PC Keith Palmer’s funeral

He told the coroner: “In my submission it is very clear that you can be satisfied that as a result of those failures the consequences for PC Palmer were that there was a substantial loss of the opportunities for him to be saved.”

The 48-year-old died at the scene, while 52-year-old Masood was pronounced dead in hospital after being shot twice in the chest.

Kurt Cochran, 54, Leslie Rhodes, 75, Aysha Frade, 44, and Andreea Cristea, 31, died as a result of being hit by Masood’s car on Westminster Bridge.

Gareth Patterson QC, who represents their families, said the inquests had heard evidence exposing troubling areas of concern over security in Westminster and MI5’s decision not to investigate Masood as a threat.

He urged the coroner to make a report on the circumstances of the case to protect the public and said there was a black and white approach among security services, separating probes into attack planning and general evidence of extremism.

“The Frade family was quite frankly bewildered by the failure to revisit Masood, particularly in the latter years when he was again and again meeting with [Anjem Choudary’s terrorist group] al-Muhajiroun individuals,” Mr Patterson said.

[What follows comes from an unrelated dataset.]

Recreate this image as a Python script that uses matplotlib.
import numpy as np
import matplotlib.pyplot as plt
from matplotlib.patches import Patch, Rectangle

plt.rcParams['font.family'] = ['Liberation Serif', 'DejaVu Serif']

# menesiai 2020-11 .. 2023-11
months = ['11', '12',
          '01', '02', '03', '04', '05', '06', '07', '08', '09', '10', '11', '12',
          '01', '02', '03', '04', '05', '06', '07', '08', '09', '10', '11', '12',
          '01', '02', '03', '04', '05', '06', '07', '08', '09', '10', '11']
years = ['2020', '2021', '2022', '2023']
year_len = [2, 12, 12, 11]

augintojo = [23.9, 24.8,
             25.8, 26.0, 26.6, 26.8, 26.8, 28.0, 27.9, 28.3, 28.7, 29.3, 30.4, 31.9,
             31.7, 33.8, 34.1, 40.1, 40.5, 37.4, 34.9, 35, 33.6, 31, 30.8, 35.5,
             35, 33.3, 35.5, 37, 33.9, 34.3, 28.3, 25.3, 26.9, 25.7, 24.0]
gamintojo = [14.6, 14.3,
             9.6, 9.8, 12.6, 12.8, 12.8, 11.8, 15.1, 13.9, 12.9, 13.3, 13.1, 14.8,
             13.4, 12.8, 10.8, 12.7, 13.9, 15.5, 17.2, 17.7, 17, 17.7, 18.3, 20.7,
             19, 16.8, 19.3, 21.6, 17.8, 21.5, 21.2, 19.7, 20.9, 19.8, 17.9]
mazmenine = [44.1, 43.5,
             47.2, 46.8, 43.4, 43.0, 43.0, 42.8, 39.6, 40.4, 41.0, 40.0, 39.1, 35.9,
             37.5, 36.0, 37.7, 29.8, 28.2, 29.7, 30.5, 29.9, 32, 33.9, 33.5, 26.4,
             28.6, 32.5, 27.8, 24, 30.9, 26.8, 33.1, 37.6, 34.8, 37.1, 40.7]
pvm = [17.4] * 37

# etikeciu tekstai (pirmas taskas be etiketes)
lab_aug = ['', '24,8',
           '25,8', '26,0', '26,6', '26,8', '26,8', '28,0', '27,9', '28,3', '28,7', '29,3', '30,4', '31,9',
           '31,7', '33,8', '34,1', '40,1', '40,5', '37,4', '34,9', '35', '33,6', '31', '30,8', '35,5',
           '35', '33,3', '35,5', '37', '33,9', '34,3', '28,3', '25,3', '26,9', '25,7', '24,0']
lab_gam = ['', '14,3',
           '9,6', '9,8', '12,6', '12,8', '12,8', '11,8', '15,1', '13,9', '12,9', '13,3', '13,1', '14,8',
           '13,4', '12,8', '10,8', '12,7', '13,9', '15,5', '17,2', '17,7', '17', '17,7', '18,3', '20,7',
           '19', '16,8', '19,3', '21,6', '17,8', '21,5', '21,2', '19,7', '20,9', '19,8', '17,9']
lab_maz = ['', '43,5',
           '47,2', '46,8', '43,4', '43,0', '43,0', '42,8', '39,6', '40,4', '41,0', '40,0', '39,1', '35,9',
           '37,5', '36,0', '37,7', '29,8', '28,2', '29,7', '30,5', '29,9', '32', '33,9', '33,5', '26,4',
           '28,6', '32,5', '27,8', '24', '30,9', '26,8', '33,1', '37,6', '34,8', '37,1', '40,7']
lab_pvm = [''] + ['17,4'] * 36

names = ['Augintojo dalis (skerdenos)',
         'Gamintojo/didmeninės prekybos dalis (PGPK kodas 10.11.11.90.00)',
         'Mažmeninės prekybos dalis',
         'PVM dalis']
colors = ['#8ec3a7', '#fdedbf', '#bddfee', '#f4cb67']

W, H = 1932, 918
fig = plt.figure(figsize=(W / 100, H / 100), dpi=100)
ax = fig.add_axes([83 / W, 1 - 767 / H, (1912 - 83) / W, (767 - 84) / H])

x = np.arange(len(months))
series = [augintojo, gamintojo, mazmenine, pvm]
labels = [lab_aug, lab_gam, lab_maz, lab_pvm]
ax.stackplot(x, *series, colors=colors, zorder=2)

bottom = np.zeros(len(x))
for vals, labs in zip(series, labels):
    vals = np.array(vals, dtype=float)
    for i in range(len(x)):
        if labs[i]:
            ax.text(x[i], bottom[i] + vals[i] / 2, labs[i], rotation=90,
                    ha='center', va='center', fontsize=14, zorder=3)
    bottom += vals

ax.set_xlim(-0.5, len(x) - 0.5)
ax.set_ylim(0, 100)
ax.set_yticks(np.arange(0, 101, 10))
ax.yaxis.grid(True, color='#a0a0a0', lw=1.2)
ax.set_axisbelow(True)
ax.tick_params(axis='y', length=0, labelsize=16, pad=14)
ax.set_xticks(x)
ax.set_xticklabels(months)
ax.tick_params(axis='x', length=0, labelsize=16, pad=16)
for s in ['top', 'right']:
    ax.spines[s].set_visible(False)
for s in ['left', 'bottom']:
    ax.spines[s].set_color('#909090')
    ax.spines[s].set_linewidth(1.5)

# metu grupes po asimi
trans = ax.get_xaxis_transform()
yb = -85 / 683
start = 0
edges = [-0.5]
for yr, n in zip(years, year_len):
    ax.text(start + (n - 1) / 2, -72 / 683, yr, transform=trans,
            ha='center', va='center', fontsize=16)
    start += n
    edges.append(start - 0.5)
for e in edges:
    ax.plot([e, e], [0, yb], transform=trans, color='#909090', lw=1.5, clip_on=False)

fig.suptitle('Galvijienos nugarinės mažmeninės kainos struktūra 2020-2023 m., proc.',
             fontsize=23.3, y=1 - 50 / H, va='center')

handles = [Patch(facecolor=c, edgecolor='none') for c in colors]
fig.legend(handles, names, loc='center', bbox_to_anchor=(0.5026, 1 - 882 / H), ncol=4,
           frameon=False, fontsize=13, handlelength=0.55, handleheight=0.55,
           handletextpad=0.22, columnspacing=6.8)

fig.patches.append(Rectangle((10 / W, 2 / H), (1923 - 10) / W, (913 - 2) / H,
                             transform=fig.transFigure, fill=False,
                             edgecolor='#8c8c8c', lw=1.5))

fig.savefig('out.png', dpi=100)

He suggested security services should look again at when to investigate and when to stop, and take account of violent backgrounds such as Masood’s, who had a lengthy history of violence and domestic abuse.

Mr Patterson also suggested the coroner make recommendations to the government on regulation of hire cars after the inquests heard Masood rented a powerful Hyundai in Birmingham without any regulation.

He highlighted concerns over online radicalisation and end-to-end encryption of apps such as WhatsApp, which Masood used to send his final “Jihad” manifesto seeking to justify his actions.

Mark Lucraft QC, the Chief Coroner of England and Wales, is due to start delivering his conclusions on Wednesday and a separate inquest into Masood’s death will start later this week.